Monday, May 14, 2012

With Rivera Hurt, Who's Baseball's Best Closer?

Not only has Mariano Rivera been the best closer of his generation, he has been the best reliever baseball has ever seen. While Trevor Hoffman and Billy Wagner rivaled him for years, they were never quite at Mo's level. John Smoltz and Eric Gagne had a few pretty good years as well, but didn't last as long. Rivera and his cut fastball has dominated baseball over the last 18 years. Unfortunately, he tore his ACL and doctors found blood clots in his legs last week. Rivera may never pitch again. Its a bad turn of events for Rivera, but he's a first ballot Hall of Famer for sure and will join relievers Hoyt Wilhelm, Rollie Fingers, Dennis Eckersley, Bruce Sutter, and Goose Gossage in the Hall someday.

For his career, Rivera is 76-58 with a record 608 saves, 2.21 lifetime ERA, and a 0.99 career WHIP. In the postseason he's been more dominant. Rivera is 8-1 with 42 saves, 0.70 ERA, and 0.76 WHIP in postseason play. Rivera was as important to the Yankees winning 5 World Series championships as anybody else on those teams. Earlier in his career, his cutter would break many bats and is still a very hard pitch to hit.

The Giants Brian Wilson is also out for the year, as is the Royals Joakim Soria and the Reds Ryan Madson. The Tigers Jose Valverde has been lights out the last few years, but is off to a slow start. Joe Nathan isn't quite the pitcher he used to be with the Twins, but is closing games for the Rangers now. Jon Axford of the Brewers had a huge year last year, but is off to a rough beginning this year. The Indians Chris Perez leads the AL in saves, but his ERA is currently almost at 4.00. The Mariners Brandon League and the Pirates Joel Hanrahan have been solid the last year plus, and it took both awhile to blossom into solid relievers. The Orioles Jim Johnson is off to the best start of any closer this year, but is in his first season in the role.

Right now, there are three relievers who could make the case for being the best in a watered down field of closers. Jason Motte became the Cardinals closer down the stretch last year, and played a big role in the championship run. Motte was shaky in his rookie year in 2009, but has developed secondary pitches since then. Since 2010, Motte has been lights out and is off to a good start this year. Motte also averages 9.1 strikeouts per nine innings for his career. However, Motte only has 18 saves during his career, and five more in the postseason. Its hard to proclaim him best closer already, but he's moving up the list and is likely to make his first All Star team this year.

Jonathon Papelbon left the Red Sox after last season's collapse and signed a deal with the Phillies in the offseason.

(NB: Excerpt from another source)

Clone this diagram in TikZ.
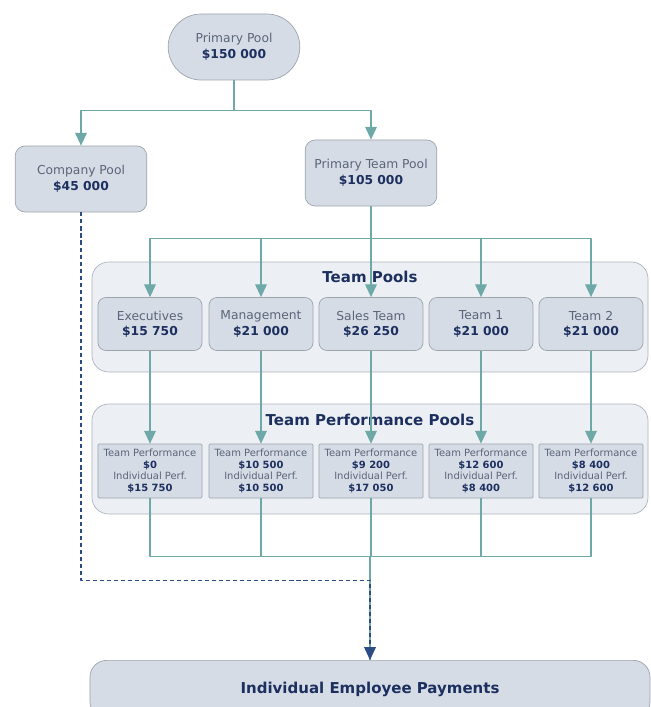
\documentclass[tikz,border=0pt]{standalone}
\usepackage{fontspec}
\setmainfont{DejaVu Sans}
\usetikzlibrary{arrows.meta}

\definecolor{boxfill}{HTML}{D5DCE6}
\definecolor{boxline}{HTML}{9EA4AC}
\definecolor{groupfill}{HTML}{ECEFF4}
\definecolor{groupline}{HTML}{AEB3BA}
\definecolor{linkteal}{HTML}{6EA9A7}
\definecolor{labelgray}{HTML}{5B6579}
\definecolor{amtblue}{HTML}{1C2F5E}
\definecolor{dashblue}{HTML}{2B4C84}

\newcommand\amt[1]{{\bfseries\color{amtblue}#1}}

\begin{document}
\begin{tikzpicture}[x=0.03cm,y=-0.03cm,line join=round,
  pool/.style={draw=boxline,fill=boxfill,line width=0.6pt,rounded corners=0.3cm,
    minimum width=3.95cm,minimum height=1.98cm,align=center,text=labelgray,
    font=\fontsize{10.5}{13.8}\selectfont},
  team/.style={pool,rounded corners=0.24cm,minimum width=3.12cm,minimum height=1.59cm,
    font=\fontsize{10.5}{13}\selectfont},
  perf/.style={draw=boxline,fill=boxfill,line width=0.6pt,rounded corners=1pt,
    minimum width=3.12cm,minimum height=1.62cm,align=center,text=labelgray,inner sep=1pt,
    font=\fontsize{8.5}{9.8}\selectfont},
  group/.style={draw=groupline,fill=groupfill,line width=0.6pt,rounded corners=0.5cm,
    minimum width=16.68cm,minimum height=3.3cm},
  title/.style={font=\fontsize{12.8}{14}\selectfont\bfseries,text=amtblue},
  link/.style={draw=linkteal,line width=1.2pt,-{Triangle[width=10pt,length=11pt]}},
  bar/.style={draw=linkteal,line width=1.2pt},
  flow/.style={draw=dashblue,line width=1pt,dashed,dash pattern=on 3.5pt off 2.5pt,
    -{Triangle[width=10pt,length=11pt]}}]

\clip (0,0) rectangle (651,707);

% group backgrounds
\node[group] (tpools) at (370,317) {};
\node[title] (tpTitle) at (370,277) {Team Pools};
\node[group] (ppools) at (370,459) {};
\node[title] (ppTitle) at (370,420) {Team Performance Pools};

% top pools
\node[pool,rounded corners=0.99cm] (prim) at (234,47) {Primary Pool\\\amt{\$150 000}};
\node[pool] (comp) at (81,179) {Company Pool\\\amt{\$45 000}};
\node[pool] (pteam) at (371,173) {Primary Team Pool\\\amt{\$105 000}};

% team pools and their performance pools
\foreach \n/\x/\lbl/\val/\tp/\ip in {
  exec/150/Executives/15 750/0/15 750,
  mgmt/261/Management/21 000/10 500/10 500,
  sales/371/Sales Team/26 250/9 200/17 050,
  teamA/481/Team 1/21 000/12 600/8 400,
  teamB/591/Team 2/21 000/8 400/12 600}{
  \node[team] (\n) at (\x,324) {\lbl\\\amt{\$\val}};
  \node[perf] (\n P) at (\x,471) {Team Performance\\\amt{\$\tp}\\Individual Perf.\\\amt{\$\ip}};
}

% payments
\node[draw=boxline,fill=boxfill,line width=0.6pt,rounded corners=0.5cm,anchor=north,
  minimum width=16.8cm,minimum height=1.74cm,
  font=\fontsize{12.8}{14}\selectfont\bfseries,text=amtblue] (pay) at (370,660)
  {Individual Employee Payments};

% connectors
\draw[link] (prim.south) -- ++(0,30) -| (comp.north);
\draw[link] (prim.south) -- ++(0,30) -| (pteam.north);
\foreach \n in {exec,mgmt,sales,teamA,teamB}{
  \draw[link] (pteam.south) -- ++(0,32) -| (\n.north);
  \draw[link] (\n.south) -- (\n P.north);
  \draw[bar] (\n P.south) -- ++(0,58) -| (pay.north);
}

% company pool goes straight to payments
\draw[flow] (comp.south) -- ++(0,368) -| (pay.north);

\end{tikzpicture}
\end{document}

Paps was dominant between 2006 and 2009, making 4 All Star teams and was the closer of the 2007 championship team. He had a off year in 2010 and was up and down in 2011. This season, he's been pretty sharp. Papelbon has one of the better career resumes after Rivera, saving 229 games with 2.33 ERA and a 1.01 WHIP for his career.

Finally, Craig Kimbrel of the Braves has to be considered one of the best in baseball right now. Since debuting in late 2010, Kimbrel has saved 58 games with a 1.87 ERA and a 1.11 WHIP. He did fade late in the year last year for the Braves, but their whole team did. Kimbrel was named NL Rookie of the Year in 2011 after leading the league with 46 saves. Kimbrel's teammate lefty Jonny Venters is just as dominant, posting a 1.91 ERA since his debut in 2010. I'm not sure who is the best closer currently, but the Braves do have the best back end of the bullpen in the game right now with Kimbrel and Venters.